Work instructions: Work out how many lines of the records hold the string "this", and reply with that number alone.

Available data:
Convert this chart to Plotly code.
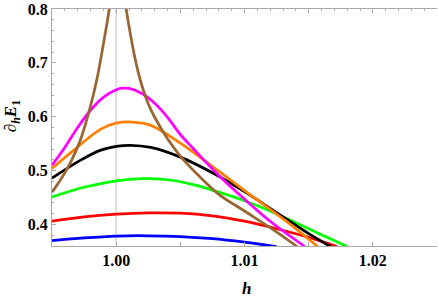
import plotly.graph_objects as go

# ---- data ----
h_blue = [0.995, 0.9975, 1.0, 1.0025, 1.005, 1.0075, 1.010, 1.0125]
v_blue = [0.370, 0.375, 0.3785, 0.379, 0.3775, 0.3735, 0.367, 0.359]

h_red = [0.995, 0.9975, 1.0, 1.0025, 1.005, 1.0075, 1.010, 1.0125, 1.015, 1.0172]
v_red = [0.406, 0.414, 0.419, 0.4215, 0.421, 0.416, 0.406, 0.392, 0.376, 0.359]

h_green = [0.995, 0.9975, 1.0, 1.002, 1.004, 1.006, 1.008, 1.010, 1.012, 1.014, 1.016, 1.018]
v_green = [0.451, 0.469, 0.481, 0.485, 0.483, 0.474, 0.460, 0.444, 0.425, 0.403, 0.381, 0.359]

h_black = [0.995, 0.9972, 0.9988, 1.0, 1.0011, 1.0027, 1.005, 1.0075, 1.010, 1.0125, 1.015, 1.0167]
v_black = [0.486, 0.519, 0.538, 0.545, 0.547, 0.543, 0.525, 0.496, 0.461, 0.422, 0.383, 0.359]

h_orange = [0.995, 0.9967, 0.9988, 1.0, 1.0013, 1.0027, 1.005, 1.0081, 1.0104, 1.0132, 1.0157]
v_orange = [0.504, 0.538, 0.577, 0.588, 0.590, 0.584, 0.551, 0.497, 0.456, 0.407, 0.359]

h_magenta = [0.995, 0.996, 0.997, 0.998, 0.999, 1.000, 1.0005, 1.001, 1.002, 1.003, 1.004,
             1.005, 1.006, 1.008, 1.010, 1.012, 1.0147]
v_magenta = [0.510, 0.543, 0.580, 0.612, 0.636, 0.650, 0.653, 0.6525, 0.643, 0.625, 0.599,
             0.567, 0.541, 0.491, 0.447, 0.406, 0.359]

h_brown_left = [0.995, 0.99564, 0.99642, 0.9972, 0.99798, 0.99852, 0.99899, 0.99946, 0.99969]
v_brown_left = [0.460, 0.482, 0.514, 0.556, 0.618, 0.672, 0.733, 0.800, 0.845]

h_brown_right = [1.00058, 1.00078, 1.001, 1.0015, 1.002, 1.0025, 1.003, 1.004, 1.005,
                 1.0065, 1.008, 1.010, 1.012, 1.0141]
v_brown_right = [0.830, 0.800, 0.768, 0.705, 0.658, 0.624, 0.599, 0.559, 0.527,
                 0.489, 0.456, 0.425, 0.394, 0.359]

x_ticks = [1.00, 1.01, 1.02]
x_ticktext = ["1.00", "1.01", "1.02"]
y_ticks = [0.4, 0.5, 0.6, 0.7, 0.8]
y_ticktext = ["0.4", "0.5", "0.6", "0.7", "0.8"]

series = [
    (h_blue, v_blue, "#0000FF"),
    (h_red, v_red, "#FF0000"),
    (h_green, v_green, "#00FF00"),
    (h_black, v_black, "#000000"),
    (h_orange, v_orange, "#FF8000"),
    (h_magenta, v_magenta, "#FF00FF"),
    (h_brown_left, v_brown_left, "#996633"),
    (h_brown_right, v_brown_right, "#996633"),
]

fig = go.Figure()
for hx, vy, col in series:
    fig.add_trace(go.Scatter(x=hx, y=vy, mode="lines",
                             line=dict(color=col, width=2.75, shape="spline", smoothing=1.0),
                             showlegend=False, hoverinfo="skip"))

# invisible trace to carry the top axis
fig.add_trace(go.Scatter(x=[1.0], y=[0.5], xaxis="x2", mode="markers",
                         marker=dict(opacity=0), showlegend=False, hoverinfo="skip"))

SERIF = "Liberation Serif"
axis_col = "#aaaaaa"
tickfont = dict(family=SERIF, size=16, color="black", weight="bold")

fig.update_layout(
    width=438, height=299,
    margin=dict(l=52, r=1, t=9, b=53, autoexpand=False),
    paper_bgcolor="white", plot_bgcolor="white",
    font=dict(family=SERIF),
    xaxis=dict(range=[0.995, 1.025], showgrid=False, zeroline=False, automargin=False,
               showline=True, linecolor=axis_col, linewidth=1,
               ticks="inside", ticklen=4, tickcolor=axis_col,
               tickmode="array", tickvals=x_ticks, ticktext=x_ticktext,
               tickfont=tickfont,
               minor=dict(ticks="inside", dtick=0.005, tick0=0.995, ticklen=4, tickcolor=axis_col)),
    xaxis2=dict(range=[0.995, 1.025], overlaying="x", side="top", showgrid=False, automargin=False,
                zeroline=False, showline=True, linecolor=axis_col, linewidth=1,
                ticks="inside", ticklen=4, tickcolor=axis_col, dtick=0.005, tick0=0.995,
                showticklabels=False,
                minor=dict(ticks="inside", dtick=0.001, tick0=0.995, ticklen=2, tickcolor=axis_col)),
    yaxis=dict(range=[0.36, 0.8], showgrid=False, zeroline=False, automargin=False,
               showline=True, linecolor=axis_col, linewidth=1,
               ticks="inside", ticklen=4, tickcolor=axis_col,
               tickmode="array", tickvals=y_ticks, ticktext=y_ticktext,
               tickfont=tickfont,
               minor=dict(ticks="inside", dtick=0.02, tick0=0.36, ticklen=2, tickcolor=axis_col)),
    shapes=[dict(type="line", xref="x", yref="paper", x0=1.0, x1=1.0, y0=0, y1=1,
                 line=dict(color="#d4d4d4", width=1.5), layer="below")],
    annotations=[
        dict(text="∂<sub><i>h</i></sub><i>E</i><sub>1</sub>", xref="paper", yref="paper",
             x=-0.103, y=0.549, xanchor="center", yanchor="middle", textangle=-90,
             showarrow=False, font=dict(family=SERIF, size=17, color="black", weight="bold")),
        dict(text="<i>h</i>", xref="paper", yref="paper", x=0.504, y=-0.178,
             xanchor="center", yanchor="middle", showarrow=False,
             font=dict(family=SERIF, size=17, color="black", weight="bold")),
    ],
)

fig.write_html("out.html", config={"displayModeBar": False},
               post_script="document.body.style.margin='0';")
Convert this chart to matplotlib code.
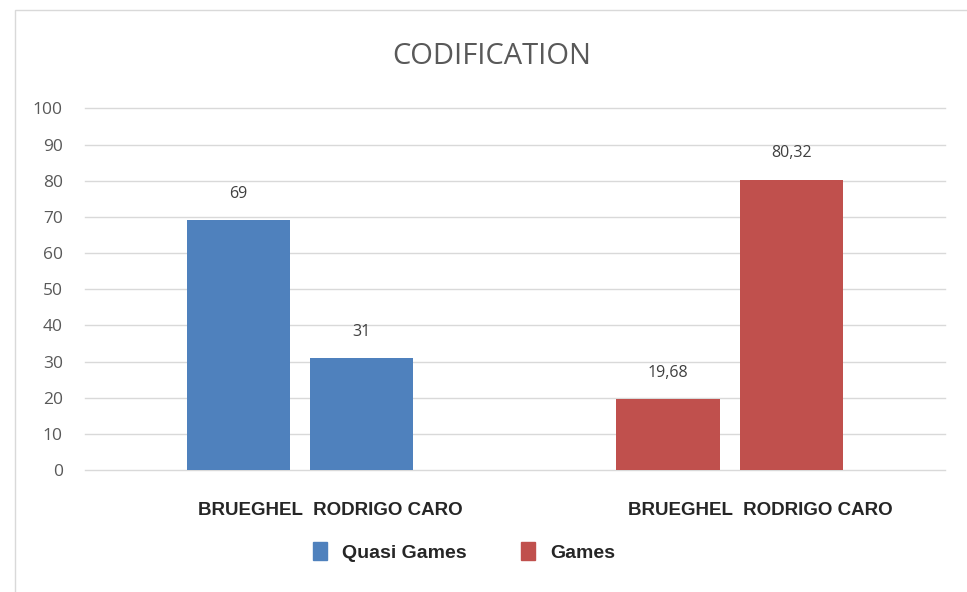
import matplotlib.pyplot as plt
import matplotlib.patches as mpatches
import numpy as np

# data
groups = ["Quasi Games", "Games"]
authors = ["BRUEGHEL", "RODRIGO CARO"]
brueghel_vals = [69, 19.68]
caro_vals = [31, 80.32]
value_labels = [["69", "31"], ["19,68", "80,32"]]
group_colors = ["#4F81BD", "#C0504D"]
yticks = list(range(0, 101, 10))

fig = plt.figure(figsize=(9.67, 5.92), dpi=100)
ax = fig.add_axes([0.088, 0.206, 0.889, 0.611])

# faint chart frame (left and top edge)
fig.patches.append(mpatches.Rectangle((0.016, -0.1), 1.2, 1.083, transform=fig.transFigure,
                                      fill=False, edgecolor="#d9d9d9", linewidth=1.0))

x = np.arange(len(groups))
offset = 0.144
width = 0.24
for i in range(len(groups)):
    vals = [brueghel_vals[i], caro_vals[i]]
    for j, v in enumerate(vals):
        xpos = x[i] + (j * 2 - 1) * offset
        ax.bar(xpos, v, width=width, color=group_colors[i], zorder=3)
        ax.text(xpos, v + 5, value_labels[i][j], ha="center", va="bottom",
                fontsize=11.5, color="#404040", family="Open Sans")

ax.set_xlim(-0.5, 1.5)
ax.set_ylim(0, 100)
ax.set_yticks(yticks)
ax.set_yticklabels([str(t) for t in yticks], fontsize=12.5, color="#595959", family="Open Sans")
ax.tick_params(axis="y", length=0, pad=16)
ax.grid(axis="y", color="#d9d9d9", linewidth=1.0, zorder=0)
for gl in ax.get_ygridlines():
    gl.set_clip_on(False)
for s in ax.spines.values():
    s.set_visible(False)

# category labels under each group
ax.set_xticks(x + 0.07)
ax.set_xticklabels(["  ".join(authors)] * len(groups), fontsize=13.5, fontweight="bold",
                   color="#262626", family="Liberation Sans")
ax.tick_params(axis="x", length=0, pad=23)

fig.text(0.509, 0.905, "CODIFICATION", ha="center", va="center", fontsize=21,
         color="#595959", family="Open Sans")

handles = [mpatches.Patch(color=c, label=g) for g, c in zip(groups, group_colors)]
leg = fig.legend(handles=handles, loc="center", bbox_to_anchor=(0.48, 0.068), ncol=2,
                 frameon=False, handlelength=0.7, handleheight=1.1, columnspacing=2.8,
                 prop={"family": "Liberation Sans", "weight": "bold", "size": 14})
for t in leg.get_texts():
    t.set_color("#262626")

fig.savefig("out.png", dpi=100, facecolor="white")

Full solution: 2